- INSTRUCTIONS TO FOLLOW: All the data below goes into the copy word for word, but the pictures don't.

## start DATA EXCERPT

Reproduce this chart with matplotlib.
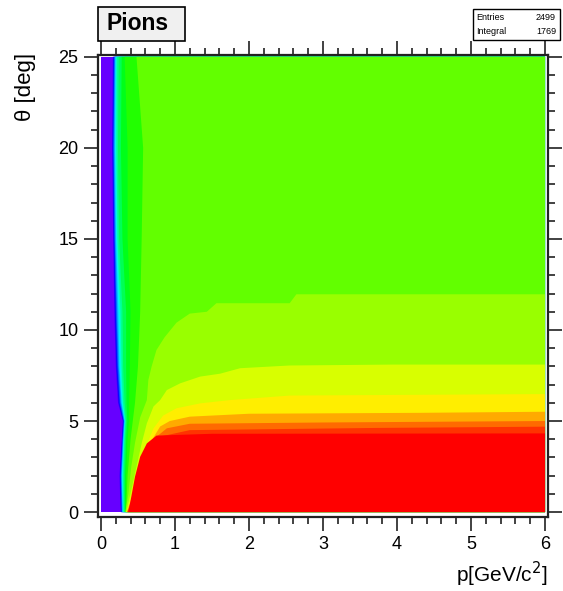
import matplotlib
matplotlib.use("Agg")
import matplotlib.pyplot as plt
from matplotlib.patches import Rectangle
from matplotlib.ticker import MultipleLocator

plt.rcParams["font.family"] = ["Liberation Sans", "DejaVu Sans"]

# ---- data: contour band boundaries --------------------------------------- #
# band colours, lowest (left, purple) to highest (red)
COLORS = ["#6600ff", "#3300ff", "#0008ff", "#0044ff", "#0080ff", "#00bbff",
          "#00f0ff", "#00ffcc", "#00ff91", "#00ff55", "#00ff19", "#22ff00",
          "#62ff00", "#99ff00", "#d8ff00", "#ffee00", "#ffaa00", "#ff6a00",
          "#ff3300", "#ff0000"]

# boundaries 1..12 run bottom -> top: p of the boundary at each theta
THETA_L = [0, 2, 4, 5, 6, 8, 11, 15, 20, 25]
P_B1 = [0.265, 0.25, 0.28, 0.295, 0.23, 0.20, 0.18, 0.165, 0.15, 0.16]
P_B2 = [0.272, 0.258, 0.285, 0.30, 0.24, 0.21, 0.19, 0.172, 0.158, 0.168]
P_B3 = [0.278, 0.265, 0.29, 0.305, 0.25, 0.22, 0.20, 0.18, 0.165, 0.175]
P_B4 = [0.284, 0.272, 0.295, 0.31, 0.26, 0.23, 0.21, 0.187, 0.172, 0.182]
P_B5 = [0.29, 0.278, 0.30, 0.315, 0.27, 0.24, 0.22, 0.195, 0.18, 0.19]
P_B6 = [0.295, 0.284, 0.305, 0.32, 0.28, 0.25, 0.235, 0.205, 0.19, 0.198]
P_B7 = [0.30, 0.29, 0.31, 0.325, 0.29, 0.265, 0.25, 0.215, 0.20, 0.206]
P_B8 = [0.305, 0.296, 0.315, 0.33, 0.30, 0.28, 0.265, 0.225, 0.21, 0.215]
P_B9 = [0.315, 0.31, 0.325, 0.34, 0.32, 0.30, 0.29, 0.245, 0.23, 0.24]
P_B10 = [0.325, 0.325, 0.34, 0.355, 0.345, 0.34, 0.34, 0.29, 0.27, 0.28]
P_B11 = [0.335, 0.34, 0.36, 0.38, 0.38, 0.39, 0.40, 0.36, 0.36, 0.32]
P_B12 = [0.34, 0.36, 0.40, 0.43, 0.46, 0.50, 0.53, 0.55, 0.57, 0.48]

# boundaries 13..19 run from the bottom edge to the right edge: (p, theta)
B13_P = [0.33, 0.37, 0.41, 0.46, 0.53, 0.62, 0.64, 0.685, 0.75, 0.86, 1.02, 1.2, 1.43, 1.56, 2.55, 2.64, 6.0]
B13_T = [0, 1.0, 2.5, 3.8, 5.2, 6.15, 7.25, 8.0, 8.9, 9.6, 10.4, 10.9, 11.0, 11.47, 11.47, 11.96, 11.96]
B14_P = [0.34, 0.41, 0.48, 0.55, 0.62, 0.71, 0.80, 0.89, 1.07, 1.34, 1.61, 1.88, 2.55, 3.95, 6.0]
B14_T = [0, 1.2, 2.5, 3.77, 4.87, 5.8, 6.15, 6.7, 7.07, 7.44, 7.6, 7.9, 8.05, 8.1, 8.1]
B15_P = [0.345, 0.44, 0.51, 0.59, 0.71, 0.84, 1.02, 1.34, 1.74, 2.55, 6.0]
B15_T = [0, 1.2, 2.4, 3.4, 4.6, 5.3, 5.7, 5.97, 6.15, 6.4, 6.48]
B16_P = [0.35, 0.45, 0.53, 0.61, 0.68, 0.8, 0.93, 1.2, 2.0, 4.3, 6.0]
B16_T = [0, 1.2, 2.3, 3.2, 3.9, 4.7, 5.0, 5.24, 5.4, 5.45, 5.51]
B17_P = [0.355, 0.46, 0.54, 0.62, 0.71, 0.89, 1.2, 3.0, 6.0]
B17_T = [0, 1.2, 2.3, 3.2, 4.0, 4.6, 4.85, 4.92, 5.0]
B18_P = [0.36, 0.47, 0.55, 0.64, 0.75, 1.2, 3.7, 6.0]
B18_T = [0, 1.2, 2.3, 3.3, 4.1, 4.5, 4.62, 4.69]
B19_P = [0.37, 0.41, 0.46, 0.53, 0.62, 0.75, 1.5, 6.0]
B19_T = [0, 0.84, 1.94, 3.04, 3.77, 4.2, 4.3, 4.32]

ENTRIES, INTEGRAL = 2499, 1769
P_MAX, THETA_MAX = 6.0, 25.0

left_bounds = [P_B1, P_B2, P_B3, P_B4, P_B5, P_B6, P_B7, P_B8, P_B9, P_B10, P_B11, P_B12]
right_bounds = [(B13_P, B13_T), (B14_P, B14_T), (B15_P, B15_T), (B16_P, B16_T),
                (B17_P, B17_T), (B18_P, B18_T), (B19_P, B19_T)]

# ---- figure -------------------------------------------------------------- #
W, H = 563, 591
fig = plt.figure(figsize=(W / 100, H / 100), dpi=100)
ax = fig.add_axes([98 / W, 1 - 517 / H, 450 / W, 462 / H])

# lowest band covers everything, higher bands painted on top
ax.fill([0, P_MAX, P_MAX, 0], [0, 0, THETA_MAX, THETA_MAX], color=COLORS[0], lw=0)
for k, pb in enumerate(left_bounds, start=1):
    ax.fill(pb + [P_MAX, P_MAX], THETA_L + [THETA_MAX, 0], color=COLORS[k], lw=0)
for k, (pb, tb) in enumerate(right_bounds, start=13):
    ax.fill(pb + [P_MAX], tb + [0], color=COLORS[k], lw=0)

ax.set_xlim(-0.04, 6.04)
ax.set_ylim(-0.27, 25.1)
ax.xaxis.set_major_locator(MultipleLocator(1))
ax.xaxis.set_minor_locator(MultipleLocator(0.2))
ax.yaxis.set_major_locator(MultipleLocator(5))
ax.yaxis.set_minor_locator(MultipleLocator(1))
ax.tick_params(which="both", direction="out", top=True, right=True, width=1.3,
               color="#333333", labelsize=13, pad=4)
ax.tick_params(which="major", length=10)
ax.tick_params(which="minor", length=5)
for s in ax.spines.values():
    s.set_linewidth(1.6)
    s.set_color("#222222")

fig.text(548 / W, 1 - 582 / H, "p[GeV/c$^2$]", fontsize=15, ha="right", va="baseline")
fig.text(26 / W, 1 - 53 / H, "θ [deg]", fontsize=16, rotation=90, ha="center", va="top")

# title box
fig.add_artist(Rectangle((98 / W, 1 - 41 / H), 87 / W, 34 / H, transform=fig.transFigure,
                         fc="#f0f0f0", ec="black", lw=1.2))
fig.text(107 / W, 1 - 24 / H, "Pions", fontsize=16.5, fontweight="bold", ha="left", va="center")

# stats box
fig.add_artist(Rectangle((473 / W, 1 - 40 / H), 87 / W, 31 / H, transform=fig.transFigure,
                         fc="white", ec="black", lw=1.0))
fig.text(476 / W, 1 - 18 / H, "Entries", fontsize=6.5, ha="left", va="center")
fig.text(556 / W, 1 - 18 / H, str(ENTRIES), fontsize=6.5, ha="right", va="center")
fig.text(476 / W, 1 - 31 / H, "Integral", fontsize=6.5, ha="left", va="center")
fig.text(556 / W, 1 - 31 / H, str(INTEGRAL), fontsize=6.5, ha="right", va="center")

fig.savefig("out.png", dpi=100)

## end DATA EXCERPT

- PROBLEM SOLUTION:
Reproduce this chart with matplotlib.
import matplotlib
matplotlib.use("Agg")
import matplotlib.pyplot as plt
from matplotlib.patches import Rectangle
from matplotlib.ticker import MultipleLocator

plt.rcParams["font.family"] = ["Liberation Sans", "DejaVu Sans"]

# ---- data: contour band boundaries --------------------------------------- #
# band colours, lowest (left, purple) to highest (red)
COLORS = ["#6600ff", "#3300ff", "#0008ff", "#0044ff", "#0080ff", "#00bbff",
          "#00f0ff", "#00ffcc", "#00ff91", "#00ff55", "#00ff19", "#22ff00",
          "#62ff00", "#99ff00", "#d8ff00", "#ffee00", "#ffaa00", "#ff6a00",
          "#ff3300", "#ff0000"]

# boundaries 1..12 run bottom -> top: p of the boundary at each theta
THETA_L = [0, 2, 4, 5, 6, 8, 11, 15, 20, 25]
P_B1 = [0.265, 0.25, 0.28, 0.295, 0.23, 0.20, 0.18, 0.165, 0.15, 0.16]
P_B2 = [0.272, 0.258, 0.285, 0.30, 0.24, 0.21, 0.19, 0.172, 0.158, 0.168]
P_B3 = [0.278, 0.265, 0.29, 0.305, 0.25, 0.22, 0.20, 0.18, 0.165, 0.175]
P_B4 = [0.284, 0.272, 0.295, 0.31, 0.26, 0.23, 0.21, 0.187, 0.172, 0.182]
P_B5 = [0.29, 0.278, 0.30, 0.315, 0.27, 0.24, 0.22, 0.195, 0.18, 0.19]
P_B6 = [0.295, 0.284, 0.305, 0.32, 0.28, 0.25, 0.235, 0.205, 0.19, 0.198]
P_B7 = [0.30, 0.29, 0.31, 0.325, 0.29, 0.265, 0.25, 0.215, 0.20, 0.206]
P_B8 = [0.305, 0.296, 0.315, 0.33, 0.30, 0.28, 0.265, 0.225, 0.21, 0.215]
P_B9 = [0.315, 0.31, 0.325, 0.34, 0.32, 0.30, 0.29, 0.245, 0.23, 0.24]
P_B10 = [0.325, 0.325, 0.34, 0.355, 0.345, 0.34, 0.34, 0.29, 0.27, 0.28]
P_B11 = [0.335, 0.34, 0.36, 0.38, 0.38, 0.39, 0.40, 0.36, 0.36, 0.32]
P_B12 = [0.34, 0.36, 0.40, 0.43, 0.46, 0.50, 0.53, 0.55, 0.57, 0.48]

# boundaries 13..19 run from the bottom edge to the right edge: (p, theta)
B13_P = [0.33, 0.37, 0.41, 0.46, 0.53, 0.62, 0.64, 0.685, 0.75, 0.86, 1.02, 1.2, 1.43, 1.56, 2.55, 2.64, 6.0]
B13_T = [0, 1.0, 2.5, 3.8, 5.2, 6.15, 7.25, 8.0, 8.9, 9.6, 10.4, 10.9, 11.0, 11.47, 11.47, 11.96, 11.96]
B14_P = [0.34, 0.41, 0.48, 0.55, 0.62, 0.71, 0.80, 0.89, 1.07, 1.34, 1.61, 1.88, 2.55, 3.95, 6.0]
B14_T = [0, 1.2, 2.5, 3.77, 4.87, 5.8, 6.15, 6.7, 7.07, 7.44, 7.6, 7.9, 8.05, 8.1, 8.1]
B15_P = [0.345, 0.44, 0.51, 0.59, 0.71, 0.84, 1.02, 1.34, 1.74, 2.55, 6.0]
B15_T = [0, 1.2, 2.4, 3.4, 4.6, 5.3, 5.7, 5.97, 6.15, 6.4, 6.48]
B16_P = [0.35, 0.45, 0.53, 0.61, 0.68, 0.8, 0.93, 1.2, 2.0, 4.3, 6.0]
B16_T = [0, 1.2, 2.3, 3.2, 3.9, 4.7, 5.0, 5.24, 5.4, 5.45, 5.51]
B17_P = [0.355, 0.46, 0.54, 0.62, 0.71, 0.89, 1.2, 3.0, 6.0]
B17_T = [0, 1.2, 2.3, 3.2, 4.0, 4.6, 4.85, 4.92, 5.0]
B18_P = [0.36, 0.47, 0.55, 0.64, 0.75, 1.2, 3.7, 6.0]
B18_T = [0, 1.2, 2.3, 3.3, 4.1, 4.5, 4.62, 4.69]
B19_P = [0.37, 0.41, 0.46, 0.53, 0.62, 0.75, 1.5, 6.0]
B19_T = [0, 0.84, 1.94, 3.04, 3.77, 4.2, 4.3, 4.32]

ENTRIES, INTEGRAL = 2499, 1769
P_MAX, THETA_MAX = 6.0, 25.0

left_bounds = [P_B1, P_B2, P_B3, P_B4, P_B5, P_B6, P_B7, P_B8, P_B9, P_B10, P_B11, P_B12]
right_bounds = [(B13_P, B13_T), (B14_P, B14_T), (B15_P, B15_T), (B16_P, B16_T),
                (B17_P, B17_T), (B18_P, B18_T), (B19_P, B19_T)]

# ---- figure -------------------------------------------------------------- #
W, H = 563, 591
fig = plt.figure(figsize=(W / 100, H / 100), dpi=100)
ax = fig.add_axes([98 / W, 1 - 517 / H, 450 / W, 462 / H])

# lowest band covers everything, higher bands painted on top
ax.fill([0, P_MAX, P_MAX, 0], [0, 0, THETA_MAX, THETA_MAX], color=COLORS[0], lw=0)
for k, pb in enumerate(left_bounds, start=1):
    ax.fill(pb + [P_MAX, P_MAX], THETA_L + [THETA_MAX, 0], color=COLORS[k], lw=0)
for k, (pb, tb) in enumerate(right_bounds, start=13):
    ax.fill(pb + [P_MAX], tb + [0], color=COLORS[k], lw=0)

ax.set_xlim(-0.04, 6.04)
ax.set_ylim(-0.27, 25.1)
ax.xaxis.set_major_locator(MultipleLocator(1))
ax.xaxis.set_minor_locator(MultipleLocator(0.2))
ax.yaxis.set_major_locator(MultipleLocator(5))
ax.yaxis.set_minor_locator(MultipleLocator(1))
ax.tick_params(which="both", direction="out", top=True, right=True, width=1.3,
               color="#333333", labelsize=13, pad=4)
ax.tick_params(which="major", length=10)
ax.tick_params(which="minor", length=5)
for s in ax.spines.values():
    s.set_linewidth(1.6)
    s.set_color("#222222")

fig.text(548 / W, 1 - 582 / H, "p[GeV/c$^2$]", fontsize=15, ha="right", va="baseline")
fig.text(26 / W, 1 - 53 / H, "θ [deg]", fontsize=16, rotation=90, ha="center", va="top")

# title box
fig.add_artist(Rectangle((98 / W, 1 - 41 / H), 87 / W, 34 / H, transform=fig.transFigure,
                         fc="#f0f0f0", ec="black", lw=1.2))
fig.text(107 / W, 1 - 24 / H, "Pions", fontsize=16.5, fontweight="bold", ha="left", va="center")

# stats box
fig.add_artist(Rectangle((473 / W, 1 - 40 / H), 87 / W, 31 / H, transform=fig.transFigure,
                         fc="white", ec="black", lw=1.0))
fig.text(476 / W, 1 - 18 / H, "Entries", fontsize=6.5, ha="left", va="center")
fig.text(556 / W, 1 - 18 / H, str(ENTRIES), fontsize=6.5, ha="right", va="center")
fig.text(476 / W, 1 - 31 / H, "Integral", fontsize=6.5, ha="left", va="center")
fig.text(556 / W, 1 - 31 / H, str(INTEGRAL), fontsize=6.5, ha="right", va="center")

fig.savefig("out.png", dpi=100)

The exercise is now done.